We have the desire to turn, but God must help us turn. This is the
statement, here.

     Lamentations 5:22 "But thou hast utterly rejected us; thou art
very wroth against us."

     God does not need to be reminded of the fact that He had rejected
them. That is what this is saying. It is as if the person speaking is
trying to remind God of His covenant relationship with Israel. His
anger was justified, but He will forgive and start them again. Behind
every dark cloud, the sun is shining.



Thank you for taking the time for me to share with you the things the
Lord has shown me about Jeremiah and Lamentations.

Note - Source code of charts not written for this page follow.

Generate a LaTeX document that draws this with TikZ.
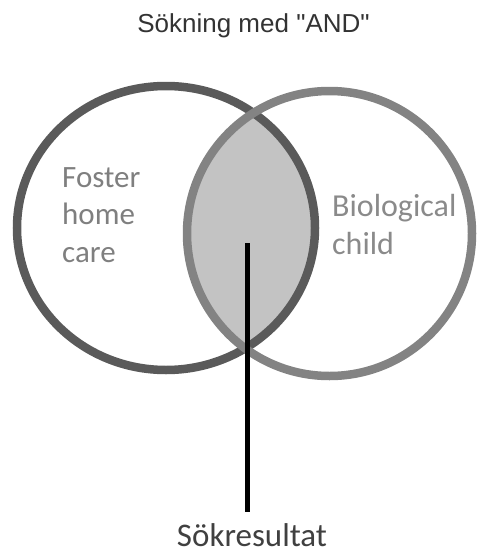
\documentclass[tikz,border=0pt]{standalone}
\usepackage{fontspec}
\setmainfont{Carlito}
\newfontfamily\headfont{Liberation Sans}
\usepackage{tikz}
\usetikzlibrary{positioning}
\definecolor{fosterline}{HTML}{5A5A5A}
\definecolor{bioline}{HTML}{838383}
\definecolor{overlap}{HTML}{C3C3C3}
\definecolor{fostertext}{HTML}{7F7F7F}
\definecolor{biotext}{HTML}{8A8A8A}
\tikzstyle{setname}=[inner sep=0pt, align=left, anchor=base west,
  font=\fontsize{31}{37.5}\selectfont]
\tikzstyle{ring}=[line width=8.5pt]

\begin{document}
\begin{tikzpicture}[x=1pt, y=-1pt,
  heading/.style={anchor=base, inner sep=0pt, text=black!80,
                  font=\headfont\fontsize{26}{30}\selectfont},
  result/.style={anchor=base, inner sep=0pt, text=black!75,
                 font=\fontsize{33}{40}\selectfont}]
\useasboundingbox (0,0) rectangle (482,554);
\node[heading] (title) at (253.5,32) {Sökning med "AND"};
% the overlap of the two sets
\begin{scope}
  \clip (166,228) ellipse [x radius=149pt, y radius=142pt];
  \fill[overlap] (329.5,233.5) circle [radius=142.5pt];
\end{scope}
\draw[ring, fosterline] (166,228) ellipse [x radius=149pt, y radius=142pt];
\draw[ring, bioline] (329.5,233.5) circle [radius=142.5pt];
\node[setname, text=fostertext] (foster) at (62,262) {Foster\\home\\care};
\node[setname, text=biotext, font=\fontsize{32}{37.5}\selectfont] (bio) at (332,254) {Biological\\child};
\coordinate (hit) at (247,243);
\node[result] (res) at (252,546) {Sökresultat};
\draw[line width=5pt] (hit) -- ([yshift=11pt]hit |- res.north);
\end{tikzpicture}
\end{document}
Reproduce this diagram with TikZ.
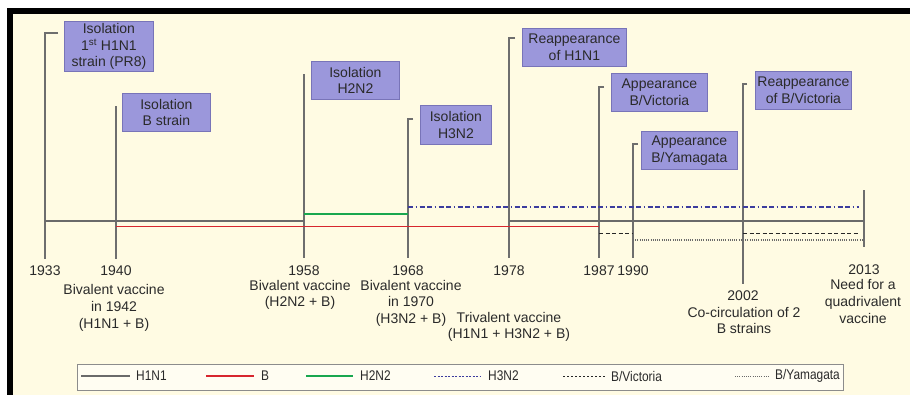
\documentclass[tikz,border=0pt]{standalone}
\usepackage{fontspec}
\setmainfont{Liberation Sans}
\newfontfamily\legendfont[FakeStretch=0.85]{Liberation Sans}
\usepackage{xcolor}
\definecolor{FLcream}{HTML}{FFFBE3}
\definecolor{FLtext}{HTML}{2A2A2A}
\definecolor{FLbox}{HTML}{9B97DB}
\definecolor{FLboxline}{HTML}{7874B8}
\definecolor{FLstem}{HTML}{6E6E6E}
\definecolor{FLgrey}{HTML}{6A6A6A}
\definecolor{FLred}{HTML}{D7262E}
\definecolor{FLgreen}{HTML}{19A74F}
\definecolor{FLblue}{HTML}{3C3C9E}
\definecolor{FLlegline}{HTML}{8C8C8C}
\usepackage{tikz}
\usetikzlibrary{positioning}

\begin{document}
\begin{tikzpicture}[
  x=1pt, y=-1pt,
  every node/.style={font=\fontsize{14}{16.7}\selectfont, text=FLtext},
  isobox/.style={
    draw=FLboxline, fill=FLbox, line width=0.8pt,
    align=center, inner sep=2pt, anchor=north west, minimum height=38pt
  },
  year/.style={inner sep=0pt},
  caption/.style={inner sep=0pt, align=center},
  stem/.style={draw=FLstem, line width=1.2pt, shorten >=7pt},
  h1n1/.style={draw=FLgrey, line width=1.5pt},
  bline/.style={draw=FLred, line width=1.5pt},
  h2n2/.style={draw=FLgreen, line width=1.5pt},
  h3n2/.style={draw=FLblue, line width=1.4pt,
    dash pattern=on 5pt off 2.5pt on 1.5pt off 2.5pt on 5pt off 2.5pt},
  bvic/.style={draw=black!85, line width=1.3pt, dash pattern=on 4pt off 2.5pt},
  byam/.style={draw=FLgrey, line width=1.2pt, dash pattern=on 1pt off 1.2pt},
  legtext/.style={font=\legendfont\fontsize{14}{16}\selectfont, inner sep=0pt, anchor=west},
]
\useasboundingbox (0,0) rectangle (910,394);

% Frame
\fill[white] (-2,-2) rectangle (912,396);
\fill[black] (7,8) rectangle (912,396);
\fill[FLcream] (13,14) rectangle (912,396);

% Years on the axis
\node[year] (y33) at (45,271) {1933};
\node[year] (y40) at (116,271) {1940};
\node[year] (y58) at (304,270.5) {1958};
\node[year] (y68) at (408,270.5) {1968};
\node[year] (y78) at (509,270.5) {1978};
\node[year] (y87) at (599,270.5) {1987};
\node[year] (y90) at (633,270.5) {1990};
\node[year] (y02) at (743,296) {2002};
\node[year] (y13) at (864,270) {2013};

% Captions under the years
\node[caption, below=8.3pt of y40, xshift=-2pt] (cap40) {Bivalent vaccine\\in 1942\\(H1N1 + B)};
\node[caption, below=4pt of y58, xshift=-4pt] (cap58) {Bivalent vaccine\\(H2N2 + B)};
\node[caption, below=4pt of y68, xshift=3pt] (cap68) {Bivalent vaccine\\in 1970\\(H3N2 + B)};
\node[caption, below=36pt of y78] (cap78) {Trivalent vaccine\\(H1N1 + H3N2 + B)};
\node[caption, below=5.5pt of y02, xshift=1pt] (cap02) {Co-circulation of 2\\B strains};
\node[caption, below=4.3pt of y13, xshift=-1pt] (cap13) {Need for a\\quadrivalent\\vaccine};

% Isolation / appearance boxes
\node[isobox, minimum width=89pt, minimum height=50pt] (iso33) at (64,21) {Isolation\\1\textsuperscript{st} H1N1\\strain (PR8)};
\node[isobox, minimum width=88pt] (iso40) at (122,93) {Isolation\\B strain};
\node[isobox, minimum width=88pt] (iso58) at (311,61) {Isolation\\H2N2};
\node[isobox, minimum width=71pt, minimum height=39pt] (iso68) at (420,105) {Isolation\\H3N2};
\node[isobox, minimum width=104pt] (re78) at (522,28) {Reappearance\\of H1N1};
\node[isobox, minimum width=96pt] (app87) at (611,73) {Appearance\\B/Victoria};
\node[isobox, minimum width=96pt] (app90) at (641,131) {Appearance\\B/Yamagata};
\node[isobox, minimum width=96pt] (re02) at (755,71) {Reappearance\\of B/Victoria};

% Tops of the stems
\coordinate (top33) at (y33 |- 0,33);
\coordinate (top40) at (y40 |- 0,106);
\coordinate (top58) at (y58 |- 0,74);
\coordinate (top68) at (y68 |- 0,119);
\coordinate (top78) at (y78 |- 0,38);
\coordinate (top87) at (y87 |- 0,87);
\coordinate (top90) at (y90 |- 0,144);
\coordinate (top02) at (y02 |- 0,84);
\coordinate (top13) at (y13 |- 0,190);
\coordinate (end13) at (y13 |- 0,247);

% Stems
\draw[stem] ([xshift=13pt]top33) -- (top33) -- (y33);
\draw[stem] (top40) -- (y40);
\draw[stem] (top58) -- (y58);
\draw[stem] ([xshift=5pt]top68) -- (top68) -- (y68);
\draw[stem] ([xshift=6pt]top78) -- (top78) -- (y78);
\draw[stem] ([xshift=5pt]top87) -- (top87) -- (y87);
\draw[stem] ([xshift=5pt]top90) -- (top90) -- (y90);
\draw[stem] ([xshift=4pt]top02) -- (top02) -- (y02);
\draw[stem, shorten >=0pt] (top13) -- (end13);

% Strain rows
\coordinate (rowH3) at (0,207);
\coordinate (rowH2) at (0,214);
\coordinate (rowH1) at (0,221);
\coordinate (rowB) at (0,226.7);
\coordinate (rowVic) at (0,233.5);
\coordinate (rowYam) at (0,240);

\draw[h1n1] (y33 |- rowH1) -- (y58 |- rowH1);
\draw[h1n1] (y78 |- rowH1) -- (y13 |- rowH1);
\draw[bline] (y40 |- rowB) -- (y87 |- rowB);
\draw[h2n2] (y58 |- rowH2) -- (y68 |- rowH2);
\draw[h3n2, shorten >=5pt] (y68 |- rowH3) -- (y13 |- rowH3);
\draw[bvic] (y87 |- rowVic) -- (y90 |- rowVic);
\draw[bvic, shorten >=5pt] (y02 |- rowVic) -- (y13 |- rowVic);
\draw[byam, shorten >=1pt] (y90 |- rowYam) -- (y13 |- rowYam);

% Legend
\node[draw=FLlegline, fill=white!55!FLcream, line width=1pt, anchor=north west,
  minimum width=766pt, minimum height=26pt, inner sep=0pt] (legend) at (77,363.5) {};
\node[legtext] (lgH1) at (136,376) {H1N1};
\node[legtext] (lgB) at (261,376) {B};
\node[legtext] (lgH2) at (360,376) {H2N2};
\node[legtext] (lgH3) at (488,376) {H3N2};
\node[legtext] (lgVic) at (611,376) {B/Victoria};
\node[legtext] (lgYam) at (775,376) {B/Yamagata};
\draw[h1n1] ([xshift=-55pt]lgH1.west) -- ([xshift=-6pt]lgH1.west);
\draw[bline] ([xshift=-55pt]lgB.west) -- ([xshift=-7pt]lgB.west);
\draw[h2n2] ([xshift=-54pt]lgH2.west) -- ([xshift=-7pt]lgH2.west);
\draw[h3n2, line width=1pt, dash pattern=on 2pt off 1.5pt] ([xshift=-54pt]lgH3.west) -- ([xshift=-8pt]lgH3.west);
\draw[bvic, line width=1pt, dash pattern=on 2pt off 2pt] ([xshift=-48pt]lgVic.west) -- ([xshift=-5pt]lgVic.west);
\draw[byam, line width=0.9pt] ([xshift=-40pt]lgYam.west) -- ([xshift=-5pt]lgYam.west);

\end{tikzpicture}
\end{document}
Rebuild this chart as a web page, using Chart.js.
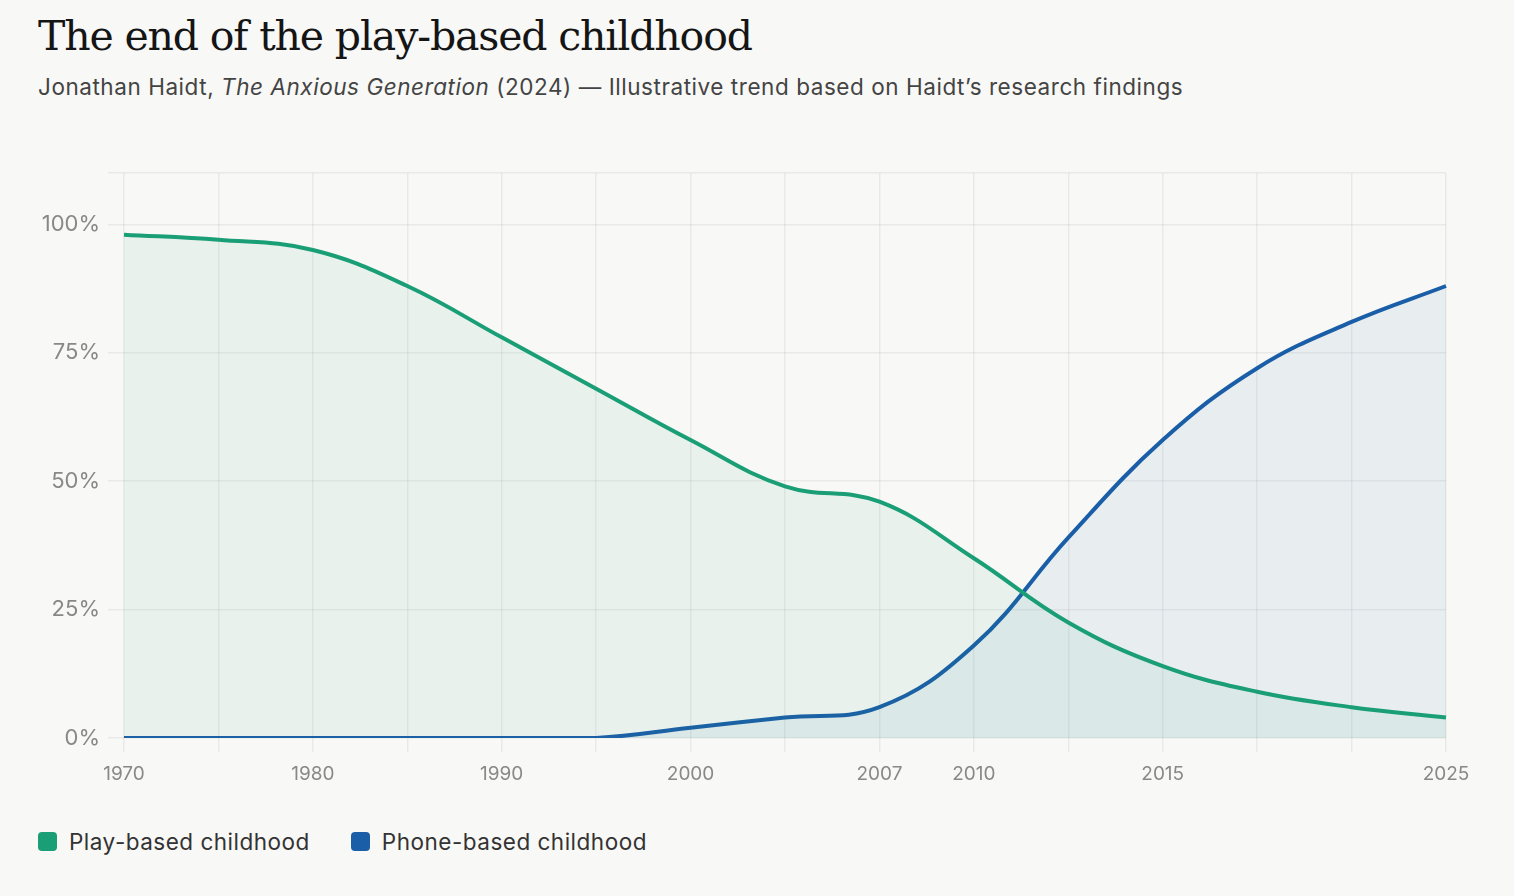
<!DOCTYPE html>
<html>
<head>
<meta charset="utf-8">
<script src="https://cdn.jsdelivr.net/npm/chart.js@4.4.1/dist/chart.umd.min.js"></script>
<style>
  html, body { margin: 0; padding: 0; background: #f8f8f6; }
  body { width: 1514px; height: 896px; position: relative; overflow: hidden; font-family: Inter, "Noto Sans", sans-serif; }
  #title { position: absolute; left: 38px; top: 16px; margin: 0; font-family: "DejaVu Serif", "Liberation Serif", serif; font-weight: normal; font-size: 41px; letter-spacing: -1.15px; line-height: 1; color: #151515; }
  #subtitle { position: absolute; left: 38px; top: 76px; margin: 0; font-size: 22.5px; letter-spacing: 0.55px; line-height: 1; color: #444; }
  #chartBox { position: absolute; left: 0; top: 130px; width: 1514px; height: 670px; }
  #legend { position: absolute; left: 38px; top: 828px; display: flex; font-size: 22.5px; letter-spacing: 0.5px; color: #333; }
  .item { display: flex; align-items: center; margin-right: 41px; }
  .swatch { width: 19px; height: 19px; border-radius: 4px; margin-right: 12px; }
</style>
</head>
<body>
<h1 id="title">The end of the play-based childhood</h1>
<div id="subtitle">Jonathan Haidt, <i>The Anxious Generation</i> (2024) — Illustrative trend based on Haidt’s research findings</div>
<div id="chartBox"><canvas id="childhoodChart"></canvas></div>
<div id="legend"></div>
<script>
// categories on the x axis (every one has a vertical gridline)
const years = ['1970', '1975', '1980', '1985', '1990', '1995', '2000', '2004', '2007', '2010', '2012', '2015', '2018', '2021', '2025'];
// only these years get a tick label
const shownYears = ['1970', '1980', '1990', '2000', '2007', '2010', '2015', '2025'];

const seriesNames = ['Play-based childhood', 'Phone-based childhood'];
const playBased = [98, 97, 95, 88, 78, 68, 58, 49, 46, 35, 22.5, 14, 9, 6, 4];
const phoneBased = [0, 0, 0, 0, 0, 0, 2, 4, 6, 18, 39, 58, 72, 81, 88];

const yTicks = [0, 25, 50, 75, 100];

const green = 'rgb(26, 158, 117)';
const blue = 'rgb(26, 94, 168)';

const legend = document.getElementById('legend');
[green, blue].forEach((color, i) => {
    const item = document.createElement('div');
    item.className = 'item';
    item.innerHTML = `<span class="swatch" style="background:${color}"></span>${seriesNames[i]}`;
    legend.appendChild(item);
});

const ctx = document.getElementById('childhoodChart').getContext('2d');
new Chart(ctx, {
    type: 'line',
    data: {
        labels: years,
        datasets: [
            {
                label: seriesNames[0],
                data: playBased,
                borderColor: green,
                backgroundColor: 'rgba(26, 158, 117, 0.07)',
                borderWidth: 4,
                fill: 'origin',
                tension: 0.4,
                pointRadius: 0
            },
            {
                label: seriesNames[1],
                data: phoneBased,
                borderColor: blue,
                backgroundColor: 'rgba(26, 94, 168, 0.07)',
                borderWidth: 4,
                fill: 'origin',
                tension: 0.4,
                pointRadius: 0
            }
        ]
    },
    options: {
        responsive: true,
        maintainAspectRatio: false,
        animation: false,
        layout: { padding: { left: 0, right: 68, top: 43, bottom: 12 } },
        plugins: {
            legend: { display: false },
            tooltip: { enabled: false }
        },
        scales: {
            x: {
                grid: { color: 'rgba(0, 0, 0, 0.06)', lineWidth: 1.5, tickLength: 14 },
                border: { display: false },
                ticks: {
                    autoSkip: false,
                    maxRotation: 0,
                    padding: 11,
                    color: '#888',
                    font: { family: 'Inter', size: 19 },
                    callback: function(value) {
                        const label = this.getLabelForValue(value);
                        return shownYears.includes(label) ? label : '';
                    }
                },
                afterFit: scale => { scale.height = 50; }
            },
            y: {
                min: 0,
                max: 110,
                grid: { color: 'rgba(0, 0, 0, 0.06)', lineWidth: 1.5, tickLength: 16 },
                border: { display: false },
                afterBuildTicks: scale => {
                    scale.ticks = yTicks.concat([110]).map(v => ({ value: v }));
                },
                ticks: {
                    padding: 8,
                    color: '#888',
                    font: { family: 'Inter', size: 22 },
                    callback: value => yTicks.includes(value) ? value + '%' : ''
                },
                afterFit: scale => { scale.width = 124; }
            }
        }
    }
});
</script>
</body>
</html>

We must always be
able to find a message in each book that will help our growth in the
LORD.




                                       Your Friend in Christ,



                                       Louise Haney




































                       Lamentations 6 Questions


1.  Verse 1 is a cry from the people in _____________.
2.  The strangers are whom?
3.  Why were they orphans?
4.  What natural things were they having to pay for?
5.  What were their working hours?
6.  Why had they given their hand to the Assyrians and Egyptians?
7.  Why were they not killed in the siege of Babylon?
8.  For how many generations would the iniquities of the fathers
    continue?
9.  Who is the great Deliverer of all mankind?
10. Why were they black?
11. What happens to the women in verse 11?
12. Explain what they did with the princes of the land?
13. They took the young men to _________.
14. What work did the children do?
15. What had turned into mourning for the young men?
16. Why did they not enjoy the pleasant things anymore?
17. What happened to their crowns?
18. Verse 17 is a statement of total ___________.
19. Give some of the names that describe God's eternity?
20. What is the question of verse 20?
21. What is the answer?
22. Verse 21 is speaking of what?
23. What lesson did you learn from this Bible study?